— Start of Data excerpt —

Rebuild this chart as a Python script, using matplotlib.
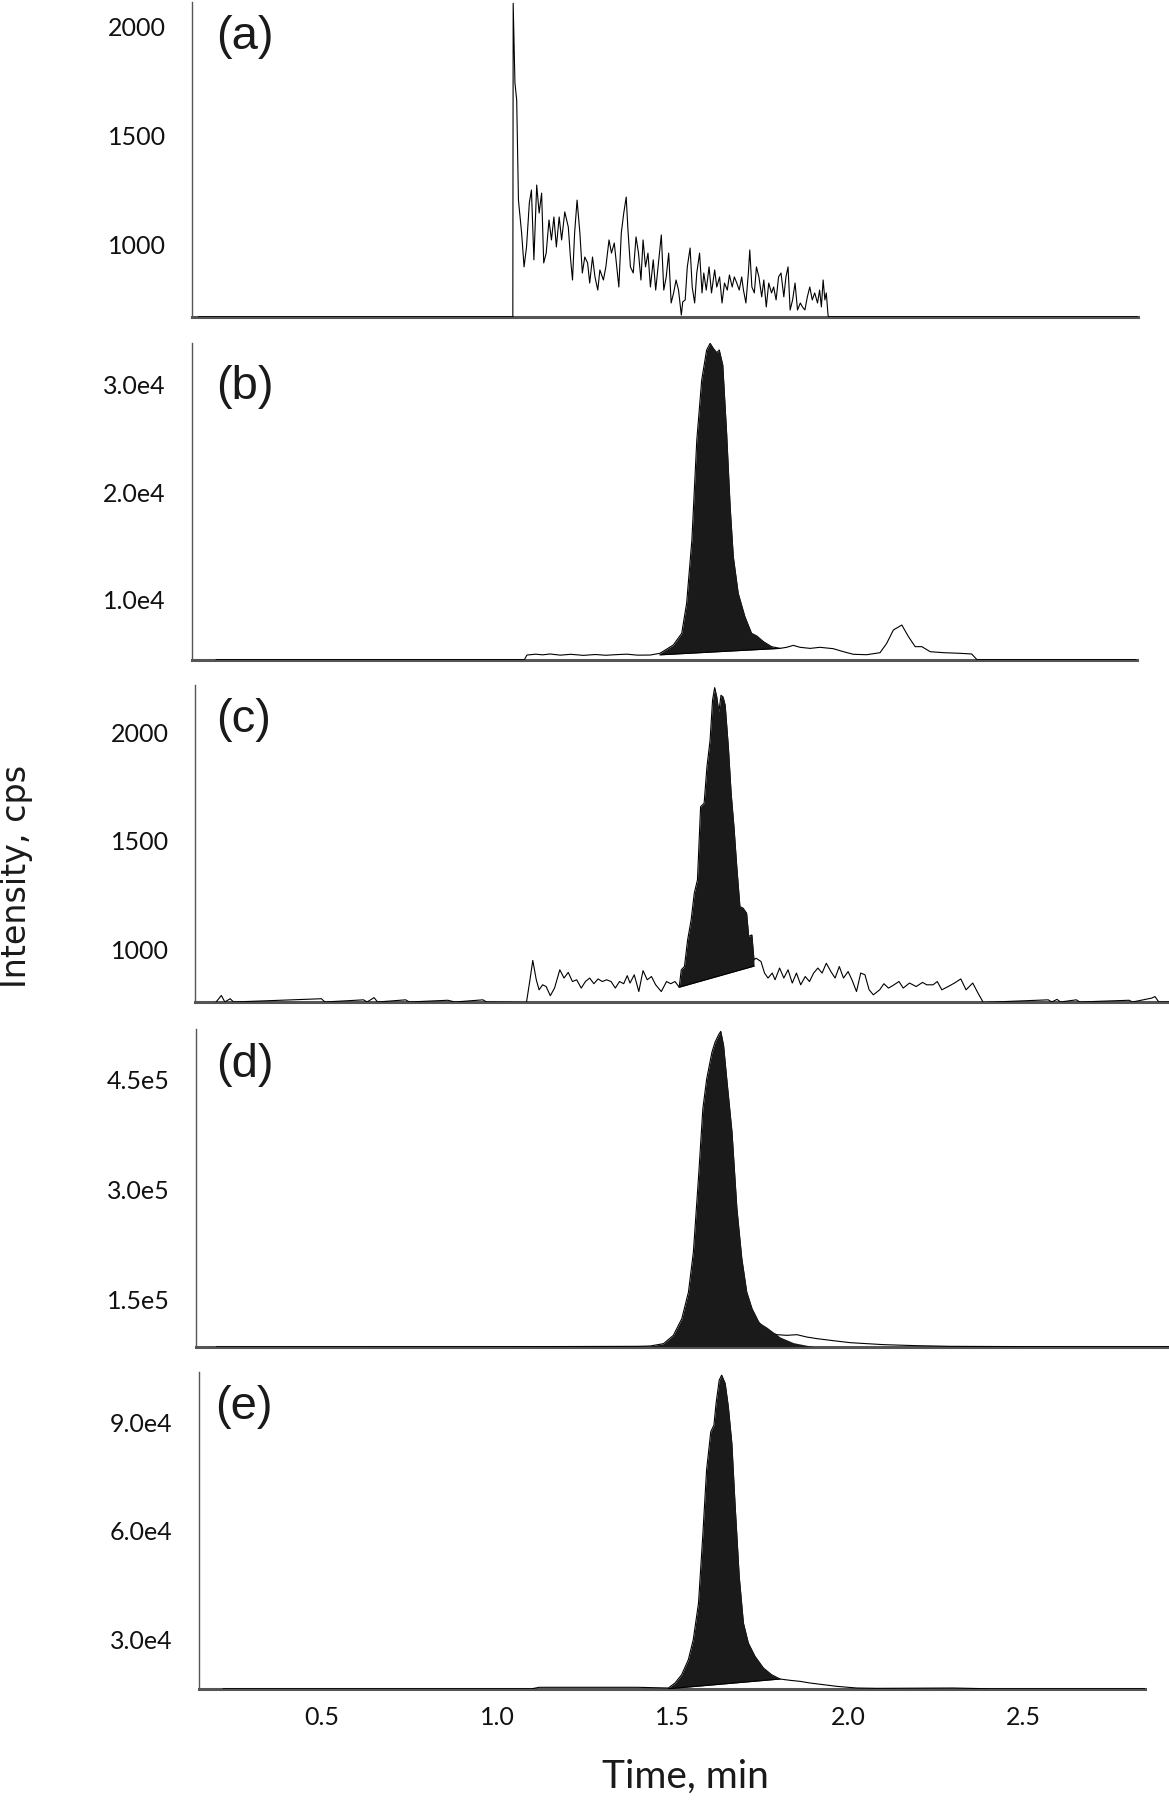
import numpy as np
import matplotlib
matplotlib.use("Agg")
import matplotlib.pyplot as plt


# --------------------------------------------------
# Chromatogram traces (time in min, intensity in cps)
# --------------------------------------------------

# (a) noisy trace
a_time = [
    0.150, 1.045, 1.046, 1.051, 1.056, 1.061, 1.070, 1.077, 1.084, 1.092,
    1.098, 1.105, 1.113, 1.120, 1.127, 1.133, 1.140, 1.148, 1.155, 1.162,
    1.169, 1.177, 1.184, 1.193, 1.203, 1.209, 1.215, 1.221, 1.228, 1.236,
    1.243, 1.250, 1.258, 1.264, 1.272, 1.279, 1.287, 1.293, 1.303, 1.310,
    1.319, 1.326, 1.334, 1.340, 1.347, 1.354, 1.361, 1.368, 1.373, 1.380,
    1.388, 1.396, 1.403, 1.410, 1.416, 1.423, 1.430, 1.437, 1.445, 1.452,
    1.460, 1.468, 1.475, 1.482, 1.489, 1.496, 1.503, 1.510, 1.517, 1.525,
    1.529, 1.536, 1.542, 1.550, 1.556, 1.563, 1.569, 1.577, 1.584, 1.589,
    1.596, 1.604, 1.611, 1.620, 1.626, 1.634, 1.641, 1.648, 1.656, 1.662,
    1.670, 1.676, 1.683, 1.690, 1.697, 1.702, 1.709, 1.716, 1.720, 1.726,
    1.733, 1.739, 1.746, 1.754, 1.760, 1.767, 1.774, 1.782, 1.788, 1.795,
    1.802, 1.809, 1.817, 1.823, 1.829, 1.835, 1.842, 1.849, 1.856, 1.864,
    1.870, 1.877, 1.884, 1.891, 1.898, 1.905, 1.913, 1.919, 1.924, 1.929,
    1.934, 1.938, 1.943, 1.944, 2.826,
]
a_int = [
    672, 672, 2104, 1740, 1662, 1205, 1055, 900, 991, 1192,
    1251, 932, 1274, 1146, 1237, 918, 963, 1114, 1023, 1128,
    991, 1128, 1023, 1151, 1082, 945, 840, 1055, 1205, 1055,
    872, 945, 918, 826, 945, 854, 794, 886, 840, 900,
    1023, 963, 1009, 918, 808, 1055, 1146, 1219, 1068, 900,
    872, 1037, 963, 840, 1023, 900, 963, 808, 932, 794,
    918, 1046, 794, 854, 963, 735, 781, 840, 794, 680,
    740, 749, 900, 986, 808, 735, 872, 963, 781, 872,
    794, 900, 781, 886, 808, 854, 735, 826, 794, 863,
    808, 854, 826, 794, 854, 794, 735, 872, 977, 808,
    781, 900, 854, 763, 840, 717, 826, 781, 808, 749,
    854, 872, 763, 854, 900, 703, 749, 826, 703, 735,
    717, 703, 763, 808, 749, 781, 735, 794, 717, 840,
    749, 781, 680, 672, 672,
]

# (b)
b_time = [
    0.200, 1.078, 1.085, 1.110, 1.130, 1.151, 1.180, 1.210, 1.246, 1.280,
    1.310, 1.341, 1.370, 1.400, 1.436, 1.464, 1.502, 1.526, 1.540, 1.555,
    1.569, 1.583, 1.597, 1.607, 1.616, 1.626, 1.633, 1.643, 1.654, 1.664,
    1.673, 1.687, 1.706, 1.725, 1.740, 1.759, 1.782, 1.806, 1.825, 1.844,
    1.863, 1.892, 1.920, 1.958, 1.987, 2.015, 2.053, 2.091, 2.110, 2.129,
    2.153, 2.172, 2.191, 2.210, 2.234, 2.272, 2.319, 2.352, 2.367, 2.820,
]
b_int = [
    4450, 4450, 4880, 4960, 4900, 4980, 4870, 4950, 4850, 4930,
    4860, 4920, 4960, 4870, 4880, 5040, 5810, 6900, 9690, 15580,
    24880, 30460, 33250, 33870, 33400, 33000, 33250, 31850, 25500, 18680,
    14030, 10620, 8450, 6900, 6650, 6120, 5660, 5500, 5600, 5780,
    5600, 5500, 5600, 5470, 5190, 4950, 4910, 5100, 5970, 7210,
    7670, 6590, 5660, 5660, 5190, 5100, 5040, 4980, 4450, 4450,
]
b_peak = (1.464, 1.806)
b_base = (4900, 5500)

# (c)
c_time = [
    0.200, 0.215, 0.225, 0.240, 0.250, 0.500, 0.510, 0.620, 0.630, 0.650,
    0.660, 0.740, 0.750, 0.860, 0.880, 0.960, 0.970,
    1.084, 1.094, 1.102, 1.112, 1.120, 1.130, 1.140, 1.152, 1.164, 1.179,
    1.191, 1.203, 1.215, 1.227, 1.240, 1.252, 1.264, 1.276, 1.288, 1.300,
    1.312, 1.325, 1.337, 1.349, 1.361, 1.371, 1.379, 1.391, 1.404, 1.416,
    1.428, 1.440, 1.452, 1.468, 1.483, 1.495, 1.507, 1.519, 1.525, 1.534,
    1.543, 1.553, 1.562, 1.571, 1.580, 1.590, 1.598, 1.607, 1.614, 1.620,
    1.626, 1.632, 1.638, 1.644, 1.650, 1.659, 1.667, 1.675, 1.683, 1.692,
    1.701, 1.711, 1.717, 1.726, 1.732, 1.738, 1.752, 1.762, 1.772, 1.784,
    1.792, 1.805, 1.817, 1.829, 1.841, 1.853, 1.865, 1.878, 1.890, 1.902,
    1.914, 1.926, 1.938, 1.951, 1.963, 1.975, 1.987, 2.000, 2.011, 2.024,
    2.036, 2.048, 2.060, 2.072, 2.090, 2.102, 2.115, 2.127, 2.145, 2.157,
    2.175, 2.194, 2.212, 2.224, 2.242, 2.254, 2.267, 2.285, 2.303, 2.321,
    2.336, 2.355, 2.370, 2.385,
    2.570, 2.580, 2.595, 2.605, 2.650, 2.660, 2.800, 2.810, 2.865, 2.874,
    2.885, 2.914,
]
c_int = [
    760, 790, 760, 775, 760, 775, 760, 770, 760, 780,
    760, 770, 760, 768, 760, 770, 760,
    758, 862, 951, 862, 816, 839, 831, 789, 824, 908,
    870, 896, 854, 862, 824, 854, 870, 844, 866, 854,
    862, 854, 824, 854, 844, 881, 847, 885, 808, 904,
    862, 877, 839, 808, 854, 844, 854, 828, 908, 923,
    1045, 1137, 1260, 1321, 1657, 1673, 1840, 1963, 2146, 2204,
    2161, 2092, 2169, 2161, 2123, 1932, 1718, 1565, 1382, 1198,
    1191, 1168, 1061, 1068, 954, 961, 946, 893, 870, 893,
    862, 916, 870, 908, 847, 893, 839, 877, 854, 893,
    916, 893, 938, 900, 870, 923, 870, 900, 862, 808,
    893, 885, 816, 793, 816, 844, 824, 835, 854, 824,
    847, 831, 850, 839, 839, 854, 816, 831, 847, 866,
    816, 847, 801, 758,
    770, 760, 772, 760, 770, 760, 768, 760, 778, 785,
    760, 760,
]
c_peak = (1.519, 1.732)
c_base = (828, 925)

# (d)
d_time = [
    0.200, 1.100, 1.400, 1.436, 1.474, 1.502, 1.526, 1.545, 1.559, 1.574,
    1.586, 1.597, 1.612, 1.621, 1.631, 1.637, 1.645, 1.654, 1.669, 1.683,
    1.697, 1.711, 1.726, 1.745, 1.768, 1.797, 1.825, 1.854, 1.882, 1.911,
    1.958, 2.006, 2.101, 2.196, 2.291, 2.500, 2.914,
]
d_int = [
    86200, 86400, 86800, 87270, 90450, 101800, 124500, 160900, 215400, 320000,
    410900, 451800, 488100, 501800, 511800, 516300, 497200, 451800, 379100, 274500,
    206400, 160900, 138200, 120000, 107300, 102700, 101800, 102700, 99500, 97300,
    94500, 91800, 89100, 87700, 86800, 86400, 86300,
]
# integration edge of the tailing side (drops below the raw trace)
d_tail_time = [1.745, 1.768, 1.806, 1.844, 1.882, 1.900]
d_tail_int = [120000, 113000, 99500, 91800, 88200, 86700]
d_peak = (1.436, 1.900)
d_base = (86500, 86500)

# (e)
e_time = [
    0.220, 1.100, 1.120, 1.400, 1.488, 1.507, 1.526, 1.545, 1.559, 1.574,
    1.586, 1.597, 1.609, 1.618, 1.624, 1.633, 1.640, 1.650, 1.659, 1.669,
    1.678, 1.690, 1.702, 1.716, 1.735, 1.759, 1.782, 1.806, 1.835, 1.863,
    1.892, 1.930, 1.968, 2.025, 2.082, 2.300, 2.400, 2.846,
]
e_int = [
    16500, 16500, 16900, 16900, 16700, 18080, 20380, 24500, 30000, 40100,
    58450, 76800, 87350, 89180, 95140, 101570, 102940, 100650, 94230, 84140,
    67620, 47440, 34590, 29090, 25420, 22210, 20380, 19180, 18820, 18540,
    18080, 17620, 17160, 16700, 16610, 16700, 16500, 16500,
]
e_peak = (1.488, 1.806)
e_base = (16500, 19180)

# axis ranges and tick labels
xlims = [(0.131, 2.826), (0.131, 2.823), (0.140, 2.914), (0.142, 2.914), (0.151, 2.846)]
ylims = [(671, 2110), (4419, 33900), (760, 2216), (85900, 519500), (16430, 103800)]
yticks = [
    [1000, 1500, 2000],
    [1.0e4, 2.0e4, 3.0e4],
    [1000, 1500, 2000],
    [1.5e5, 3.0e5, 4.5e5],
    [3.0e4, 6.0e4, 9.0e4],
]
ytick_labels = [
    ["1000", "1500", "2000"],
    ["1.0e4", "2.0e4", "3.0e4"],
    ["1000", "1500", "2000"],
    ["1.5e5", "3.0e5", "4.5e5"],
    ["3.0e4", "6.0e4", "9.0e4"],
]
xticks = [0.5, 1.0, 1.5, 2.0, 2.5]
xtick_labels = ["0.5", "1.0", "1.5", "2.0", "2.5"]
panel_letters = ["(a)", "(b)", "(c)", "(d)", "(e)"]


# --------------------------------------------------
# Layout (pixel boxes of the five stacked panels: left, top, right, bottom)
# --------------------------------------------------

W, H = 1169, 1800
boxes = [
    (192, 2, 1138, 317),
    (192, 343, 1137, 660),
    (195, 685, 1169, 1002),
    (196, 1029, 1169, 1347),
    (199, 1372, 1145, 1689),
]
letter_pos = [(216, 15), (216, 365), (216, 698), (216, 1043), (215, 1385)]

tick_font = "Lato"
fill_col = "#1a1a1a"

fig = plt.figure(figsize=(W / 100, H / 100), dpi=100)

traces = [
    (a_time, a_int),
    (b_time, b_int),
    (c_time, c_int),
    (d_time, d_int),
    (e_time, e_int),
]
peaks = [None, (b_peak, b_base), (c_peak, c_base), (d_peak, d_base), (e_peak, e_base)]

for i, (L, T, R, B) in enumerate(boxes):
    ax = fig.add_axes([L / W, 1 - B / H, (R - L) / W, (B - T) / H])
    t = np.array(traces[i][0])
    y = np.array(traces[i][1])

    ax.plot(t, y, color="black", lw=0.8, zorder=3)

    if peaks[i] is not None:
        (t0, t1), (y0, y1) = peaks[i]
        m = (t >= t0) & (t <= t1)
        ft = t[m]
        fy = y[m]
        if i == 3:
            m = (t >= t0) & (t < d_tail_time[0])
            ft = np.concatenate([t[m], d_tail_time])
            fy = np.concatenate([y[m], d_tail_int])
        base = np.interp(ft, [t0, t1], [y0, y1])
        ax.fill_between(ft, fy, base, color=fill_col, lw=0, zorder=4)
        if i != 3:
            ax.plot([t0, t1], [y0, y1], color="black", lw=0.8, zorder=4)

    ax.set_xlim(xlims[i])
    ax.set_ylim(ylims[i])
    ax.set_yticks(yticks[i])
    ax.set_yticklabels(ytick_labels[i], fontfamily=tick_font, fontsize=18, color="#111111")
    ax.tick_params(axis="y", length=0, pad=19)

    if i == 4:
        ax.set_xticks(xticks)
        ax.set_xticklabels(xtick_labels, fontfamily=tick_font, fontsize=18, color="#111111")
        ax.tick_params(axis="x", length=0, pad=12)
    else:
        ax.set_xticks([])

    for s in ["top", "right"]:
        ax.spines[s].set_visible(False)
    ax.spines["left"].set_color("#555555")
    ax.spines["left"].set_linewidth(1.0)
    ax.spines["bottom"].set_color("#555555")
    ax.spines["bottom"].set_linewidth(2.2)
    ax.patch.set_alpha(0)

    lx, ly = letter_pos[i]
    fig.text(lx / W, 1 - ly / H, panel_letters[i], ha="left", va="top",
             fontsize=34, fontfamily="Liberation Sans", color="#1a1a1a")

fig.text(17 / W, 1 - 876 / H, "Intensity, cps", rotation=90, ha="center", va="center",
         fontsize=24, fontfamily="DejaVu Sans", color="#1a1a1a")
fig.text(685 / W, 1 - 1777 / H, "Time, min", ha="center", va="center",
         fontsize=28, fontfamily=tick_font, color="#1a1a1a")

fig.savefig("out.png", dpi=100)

— End of Data excerpt —

What to produce:
Filter the listing above by the word "matplotlib"; copy each line that passes.

Complete output:
Rebuild this chart as a Python script, using matplotlib.
import matplotlib
matplotlib.use("Agg")
import matplotlib.pyplot as plt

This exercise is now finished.